O futebol não aceita mais a homofobia, nem em tom de piada
Um vídeo protagonizado pelo treinador Ricardo “Tuca” Ferretti instiga a curiosidade e a análise.
Na entrevista coletiva, depois de derrota do Juaréz, o clube que dirige há cinco meses, para o Tigres, clube que dirigiu por 16 anos (não consecutivos) e no qual é ídolo, Ferretti interrompeu o jornalista que faria a primeira pergunta.
“Há velhas? Maricas? O primeiro? Quem vai ser o primeiro maricas?”, questionou, com bom humor, mesmo seu time tendo levado uma sova de 3 a 0.
Sem que ninguém se manifestasse, concluiu, sorrindo, muito à vontade na sala de imprensa do Estádio Universitário, em San Nicolás de los Garza: “Puros machos, então?”.

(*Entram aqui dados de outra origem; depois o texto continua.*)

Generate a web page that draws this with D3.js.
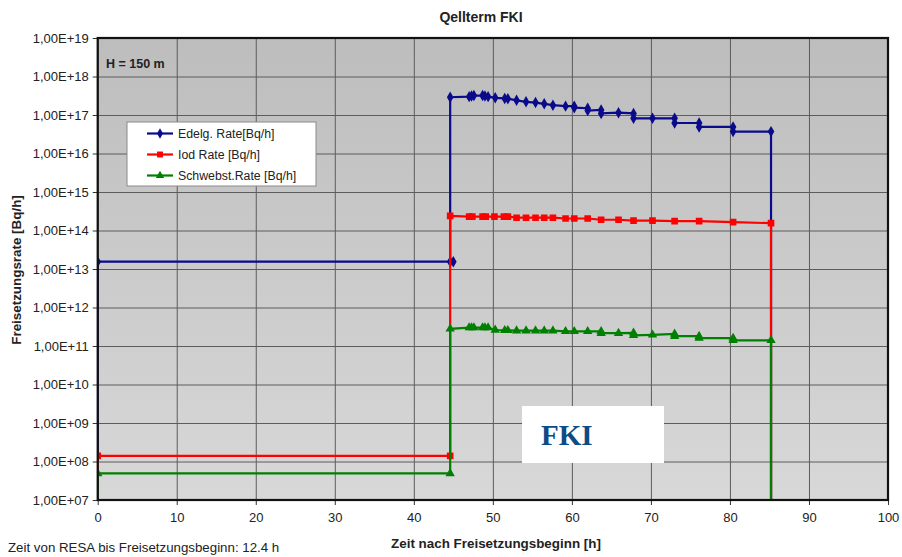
<!DOCTYPE html>
<html>
<head>
<meta charset="utf-8">
<script src="https://cdn.jsdelivr.net/npm/d3@7"></script>
<style>
  html, body { margin: 0; padding: 0; background: #fff; }
  svg { display: block; font-family: "Liberation Sans", Arial, sans-serif; }
</style>
</head>
<body>
<svg id="chart" width="902" height="557"></svg>
<script>
// Release rates (Bq/h) over time after release start (h).
// Repeated times mark the vertical steps of the step-wise source term.
const FLOOR = 1e6; // below axis minimum, drawn as drop to the bottom edge

const edelgTimes = [0, 0, 45.0, 44.6, 44.6, 47.0, 47.3, 47.6, 48.7, 49.0, 49.4, 50.3, 51.5, 51.9, 53.0, 54.2, 55.4, 56.5, 57.6, 59.2,
  60.3, 60.3, 62.0, 62.0, 63.7, 63.7, 65.9, 67.8, 67.8, 70.2, 73.0, 73.0, 76.1, 76.1, 80.4, 80.4, 85.2, 85.2];
const edelgValues = [FLOOR, 1.55e13, 1.55e13, 1.55e13, 2.9e17, 3.0e17, 3.1e17, 3.2e17, 3.2e17, 3.1e17, 3.0e17, 2.8e17, 2.7e17, 2.65e17, 2.4e17, 2.2e17, 2.1e17, 1.95e17, 1.8e17, 1.7e17,
  1.7e17, 1.55e17, 1.5e17, 1.3e17, 1.35e17, 1.1e17, 1.15e17, 1.1e17, 8.2e16, 8.2e16, 8.2e16, 6.2e16, 6.2e16, 4.9e16, 4.9e16, 3.7e16, 3.7e16, FLOOR];

const iodTimes = [0, 0, 44.6, 44.6, 47.0, 47.4, 48.7, 49.1, 50.2, 51.4, 51.9, 53.0, 54.2, 55.4, 56.5, 57.6, 59.2, 60.3, 62.0, 63.7, 65.9, 67.8, 70.2, 73.0, 76.1, 80.4, 85.2, 85.2];
const iodValues = [FLOOR, 1.4e8, 1.4e8, 2.4e14, 2.3e14, 2.3e14, 2.3e14, 2.3e14, 2.3e14, 2.3e14, 2.3e14, 2.15e14, 2.15e14, 2.15e14, 2.15e14, 2.15e14, 2.05e14, 2.05e14, 2.05e14, 1.9e14, 1.9e14, 1.8e14, 1.8e14, 1.75e14, 1.75e14, 1.65e14, 1.55e14, FLOOR];

const schwebTimes = [0, 0, 44.6, 44.6, 47.0, 47.3, 47.6, 48.7, 49.0, 49.4, 50.3, 51.5, 51.9, 53.0, 54.2, 55.4, 56.5, 57.6, 59.2, 60.3, 62.0,
  63.7, 63.7, 65.9, 67.8, 67.8, 70.2, 73.0, 73.0, 76.1, 76.1, 80.4, 80.4, 85.2, 85.2];
const schwebValues = [FLOOR, 4.9e7, 4.9e7, 2.8e11, 3.0e11, 3.0e11, 3.0e11, 3.0e11, 3.0e11, 3.0e11, 2.6e11, 2.55e11, 2.55e11, 2.5e11, 2.5e11, 2.5e11, 2.5e11, 2.5e11, 2.4e11, 2.4e11, 2.4e11,
  2.4e11, 2.15e11, 2.15e11, 2.2e11, 1.9e11, 1.95e11, 2.05e11, 1.8e11, 1.8e11, 1.6e11, 1.6e11, 1.4e11, 1.4e11, FLOOR];

const seriesNames = ["Edelg. Rate[Bq/h]", "Iod Rate [Bq/h]", "Schwebst.Rate [Bq/h]"];
const seriesColors = ["#0a0a8c", "#ff0000", "#008000"];

const xTicks = [0, 10, 20, 30, 40, 50, 60, 70, 80, 90, 100];
const yExponents = [7, 8, 9, 10, 11, 12, 13, 14, 15, 16, 17, 18, 19];

const chartTitle = "Qellterm FKI";
const xTitle = "Zeit nach Freisetzungsbeginn [h]";
const yTitle = "Freisetzungsrate [Bq/h]";
const heightNote = "H = 150 m";
const footNote = "Zeit von RESA bis Freisetzungsbeginn: 12.4 h";
const stampText = "FKI";

// ---- layout ----
const svg = d3.select("#chart");
const plot = { left: 97.7, right: 888, top: 38, bottom: 500 };

const x = d3.scaleLinear().domain([0, 100]).range([plot.left, plot.right]);
const y = d3.scaleLog().domain([1e7, 1e19]).range([plot.bottom, plot.top]);

const defs = svg.append("defs");
const grad = defs.append("linearGradient")
  .attr("id", "plotBg").attr("x1", 0).attr("y1", 0).attr("x2", 0).attr("y2", 1);
grad.append("stop").attr("offset", "0%").attr("stop-color", "#bdbdbd");
grad.append("stop").attr("offset", "100%").attr("stop-color", "#d8d8d8");

defs.append("clipPath").attr("id", "plotClip")
  .append("rect")
  .attr("x", plot.left).attr("y", plot.top - 6)
  .attr("width", plot.right - plot.left + 6).attr("height", plot.bottom - plot.top + 6);

svg.append("rect")
  .attr("x", plot.left).attr("y", plot.top)
  .attr("width", plot.right - plot.left).attr("height", plot.bottom - plot.top)
  .attr("fill", "url(#plotBg)");

// ---- gridlines ----
const yVals = yExponents.map(e => Math.pow(10, e));
svg.append("g")
  .attr("transform", `translate(${plot.left},0)`)
  .call(d3.axisLeft(y).tickValues(yVals).tickSize(-(plot.right - plot.left)).tickFormat(""))
  .call(g => g.select(".domain").remove())
  .call(g => g.selectAll("line").attr("stroke", "#5c5c5c").attr("stroke-width", 1));

svg.append("g")
  .attr("transform", `translate(0,${plot.bottom})`)
  .call(d3.axisBottom(x).tickValues(xTicks).tickSize(-(plot.bottom - plot.top)).tickFormat(""))
  .call(g => g.select(".domain").remove())
  .call(g => g.selectAll("line").attr("stroke", "#5c5c5c").attr("stroke-width", 1));

// ---- axes with tick labels ----
const fmtY = v => "1,00E+" + String(Math.round(Math.log10(v))).padStart(2, "0");

svg.append("g")
  .attr("transform", `translate(${plot.left},0)`)
  .call(d3.axisLeft(y).tickValues(yVals).tickSize(5).tickPadding(4).tickFormat(fmtY))
  .call(g => g.select(".domain").remove())
  .call(g => g.selectAll("line").attr("stroke", "#333"))
  .call(g => g.selectAll("text").attr("font-size", 13).attr("fill", "#222")
    .attr("font-family", "Liberation Sans, Arial, sans-serif"));

svg.append("g")
  .attr("transform", `translate(0,${plot.bottom})`)
  .call(d3.axisBottom(x).tickValues(xTicks).tickSize(5).tickPadding(8).tickFormat(d3.format("d")))
  .call(g => g.select(".domain").remove())
  .call(g => g.selectAll("line").attr("stroke", "#333"))
  .call(g => g.selectAll("text").attr("font-size", 13).attr("fill", "#222")
    .attr("font-family", "Liberation Sans, Arial, sans-serif"));

// ---- series ----
const series = [
  { t: edelgTimes, v: edelgValues, symbol: d3.symbolDiamond, size: 38 },
  { t: iodTimes, v: iodValues, symbol: d3.symbolSquare, size: 44 },
  { t: schwebTimes, v: schwebValues, symbol: d3.symbolTriangle, size: 38 }
];

const line = d3.line().x(d => x(d[0])).y(d => y(d[1]));
const layer = svg.append("g").attr("clip-path", "url(#plotClip)");

series.forEach((s, i) => {
  const pts = s.t.map((t, k) => [t, s.v[k]]);
  layer.append("path")
    .attr("d", line(pts))
    .attr("fill", "none")
    .attr("stroke", seriesColors[i])
    .attr("stroke-width", 2.2)
    .attr("stroke-linejoin", "miter");
  layer.selectAll(null)
    .data(pts.filter(p => p[1] >= 1e7))
    .join("path")
    .attr("transform", p => `translate(${x(p[0])},${y(p[1])})`)
    .attr("d", d3.symbol().type(s.symbol).size(s.size))
    .attr("fill", seriesColors[i]);
});

// plot frame
svg.append("rect")
  .attr("x", plot.left).attr("y", plot.top)
  .attr("width", plot.right - plot.left).attr("height", plot.bottom - plot.top)
  .attr("fill", "none").attr("stroke", "#111").attr("stroke-width", 2.2);

// ---- legend ----
const lg = svg.append("g").attr("transform", "translate(127,122)");
lg.append("rect").attr("width", 189).attr("height", 64)
  .attr("fill", "#fff").attr("stroke", "#8a8a8a").attr("stroke-width", 1);
seriesNames.forEach((name, i) => {
  const row = lg.append("g").attr("transform", `translate(0,${11.5 + i * 21})`);
  row.append("line").attr("x1", 20).attr("x2", 46).attr("y1", 0).attr("y2", 0)
    .attr("stroke", seriesColors[i]).attr("stroke-width", 2.2);
  row.append("path").attr("transform", "translate(33,0)")
    .attr("d", d3.symbol().type(series[i].symbol).size(series[i].size * 0.8))
    .attr("fill", seriesColors[i]);
  row.append("text").attr("x", 51).attr("y", 4.5)
    .attr("font-size", 12.3).attr("fill", "#222").text(name);
});

// ---- annotations ----
svg.append("text").attr("x", 106).attr("y", 68)
  .attr("font-size", 12.5).attr("font-weight", "bold").attr("fill", "#222").text(heightNote);

svg.append("rect").attr("x", 522).attr("y", 406).attr("width", 142).attr("height", 57).attr("fill", "#fff");
svg.append("text").attr("x", 541).attr("y", 444.5)
  .attr("font-family", "Liberation Serif, 'Times New Roman', serif")
  .attr("font-size", 29).attr("font-weight", "bold").attr("fill", "#0d4b85").text(stampText);

// ---- titles ----
svg.append("text").attr("x", 481).attr("y", 22).attr("text-anchor", "middle")
  .attr("font-size", 14).attr("font-weight", "bold").attr("fill", "#222").text(chartTitle);

svg.append("text").attr("x", 496).attr("y", 548).attr("text-anchor", "middle")
  .attr("font-size", 13.4).attr("font-weight", "bold").attr("fill", "#222").text(xTitle);

svg.append("text")
  .attr("transform", "translate(21,270) rotate(-90)")
  .attr("text-anchor", "middle")
  .attr("font-size", 13.4).attr("font-weight", "bold").attr("fill", "#222").text(yTitle);

svg.append("text").attr("x", 8).attr("y", 552)
  .attr("font-size", 13.3).attr("fill", "#222").text(footNote);
</script>
</body>
</html>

Em desuso, “maricas” tem como sinônimos “gay” e “afeminado”, entre outros substantivos e adjetivos pejorativos.
O insólito ao ver a cena é a reação da plateia, certamente formada em sua maioria por homens heterossexuais. Ouviam-se risadas durante a fala de Ferretti, que é brasileiro (nasceu no Rio de Janeiro) e tem cidadania mexicana.
Y luego pretendemos erradicar gritos homofóbicos de nuestros estadios… ¡Lamentable! pic.twitter.com/kNnMidzSlu
— Marc Crosas (@marccrosas) November 8, 2021
Na minha interpretação, Ferretti, que está com 67 anos e vive no México há quase 45 anos, treinando equipes locais desde 1991, quis que mulheres (as mais velhas) e homossexuais tivessem prioridade nas perguntas.

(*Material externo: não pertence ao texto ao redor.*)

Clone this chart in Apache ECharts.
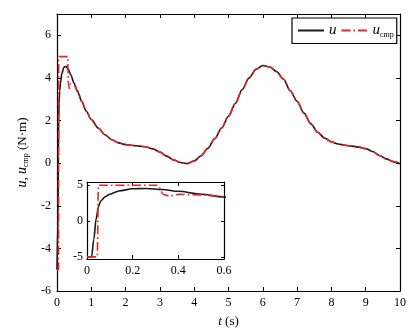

Parecia ser uma brincadeira, uma piada. Só que há brincadeiras e piadas.
Atualmente, em um mundo que busca a igualdade entre os seres humanos –e é difícil conceber que há gente que não pensa assim, que se acha melhor ou superior aos outros, devido ao sexo, ao gênero, à raça, à condição financeira etc.–, esse tipo de brincadeira/piada não é tolerável.

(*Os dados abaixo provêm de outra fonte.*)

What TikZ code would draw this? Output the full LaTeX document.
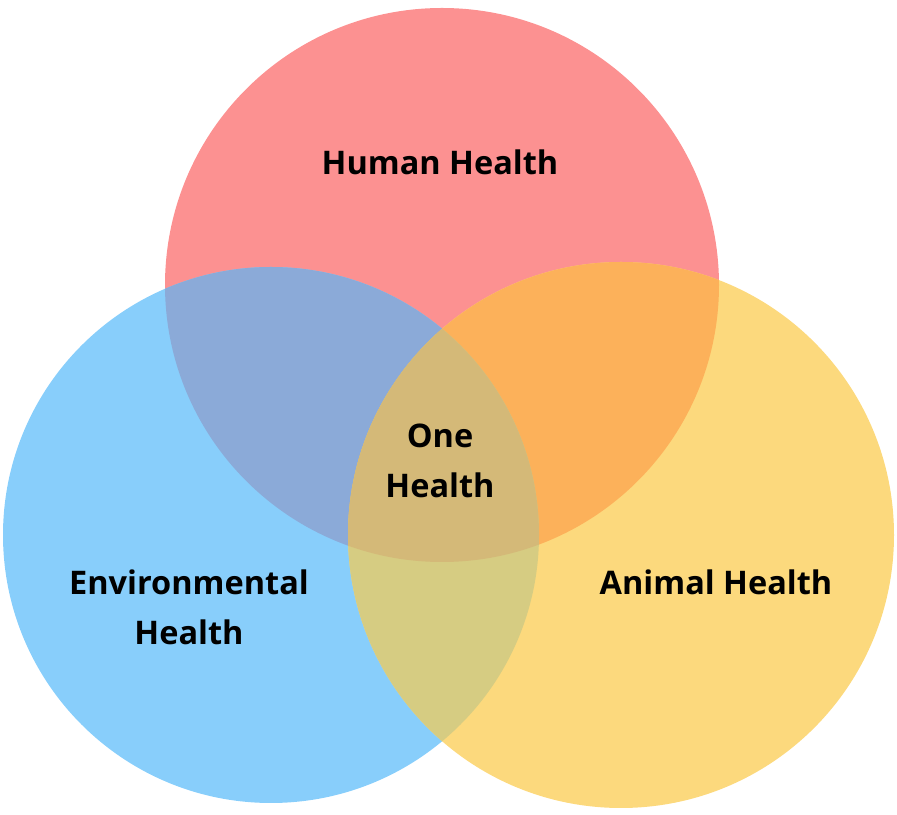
\documentclass[tikz,border=0pt]{standalone}
\usepackage{fontspec}
\setmainfont{Open Sans}
\definecolor{humanred}{RGB}{252,145,145}
\definecolor{envblue}{RGB}{136,206,251}
\definecolor{animalyellow}{RGB}{252,217,125}
\definecolor{humanenv}{RGB}{139,170,216}
\definecolor{humananimal}{RGB}{252,177,90}
\definecolor{envanimal}{RGB}{214,204,130}
\definecolor{onehealth}{RGB}{212,185,120}

\tikzset{
  label/.style={font=\fontsize{18.5}{28.5}\selectfont\bfseries, align=center, text=black, inner sep=0pt}
}

\begin{document}
\begin{tikzpicture}[x=0.02cm,y=0.02cm]
\useasboundingbox (0,0) rectangle (897,815);
% the three circles
\fill[humanred] (442,530) circle (277);
\fill[envblue] (271,280) circle (268);
\fill[animalyellow] (621,280) circle (273);
% pairwise overlaps
\begin{scope}
\clip (442,530) circle (277);
\fill[humanenv] (271,280) circle (268);
\fill[humananimal] (621,280) circle (273);
\end{scope}
\begin{scope}
\clip (271,280) circle (268);
\fill[envanimal] (621,280) circle (273);
\clip (621,280) circle (273);
\fill[onehealth] (442,530) circle (277);
\end{scope}
% labels
\node[label] (human) at (440,653) {Human Health};
\node[label] (one) at (440,354) {One\\Health};
\node[label] (env) at (189,208) {Environmental\\Health};
\node[label] (animal) at (716,233) {Animal Health};
\end{tikzpicture}
\end{document}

Além de não politicamente correta, a atitude de Ferretti foi considerada homofóbica. No México, e em se tratando de futebol, isso é gravíssimo.
A seleção do país e também seus clubes têm recebido seguidas punições, seja no âmbito dos campeonatos nacionais, seja em competições internacionais, porque torcedores têm o hábito –que insistem em manter– de gritar “puto” quando o goleiro rival bate o tiro de meta.
Essa palavra, em uma das traduções, quer dizer “bicha”.
Trata-se de uma provocação ao adversário, tem o objetivo de tentar desconcentrá-lo e irritá-lo, porém o meio para isso é um termo discriminatório. Uma afronta aos homossexuais.
É possível interpretar que Ferretti quis ser extravagante (no sentido de surpreendente), porém o resultado foi a inconveniência.
Mais que isso, é perfeitamente possível inferir que o treinador tem aversão, mesmo que não confessa, a homossexuais, ou não teria dito o que disse.
Algo assim: se você é afeminado, pergunte antes, pois é como se você fosse mulher, e reza o cavalheirismo que “primeiro as damas”. No caso em questão, homofobia escancarada.
A atitude de Ferretti repercutiu muito mal –na mídia, nas redes sociais, na Federação Mexicana de Futebol–, e ele acabou punido com três jogos de suspensão mais multa pelos dirigentes da entidade.
Como o Juárez já encerrou sua participação no Torneio Apertura, ficando em 16º lugar entre 18 participantes, o treinador terá de cumprir a pena só em 2022.
E, como poder-se-ia imaginar, vieram as desculpas de Ferretti. Se sinceras ou não, impossível saber. Mas vieram.
“Reconheço que não foi apropriado. Terei mais cuidado com minhas piadas porque hoje em dia não são aceitáveis, pois as pessoas se ofendem. Não devo mais fazer comentários inadequados e peço desculpas a todas as pessoas que se ofenderam.”
Em tempo: Cabeça de torcedor é cabeça de um ser não pensante. Eu já fui, e não me cansava quando no estádio de ofender, junto com milhares ao meu redor, goleiro, jogador, treinador, massagista, roupeiro do time rival (árbitro, então, mais ainda), com os mais diversos e cabeludos palavrões, incluindo “bicha”. Eram os anos 1980, e eu era um adolescente que me tornava desmiolado ao virar torcedor. Parecia normal chamar de “bicha”, e hoje sei que o errado era os mais velhos deixarem parecer normal. Estamos nos anos 2020. Não parece mais normal usar “bicha”, e isso não tem relação com intolerância nem com liberdade de expressão. Isso se chama respeito.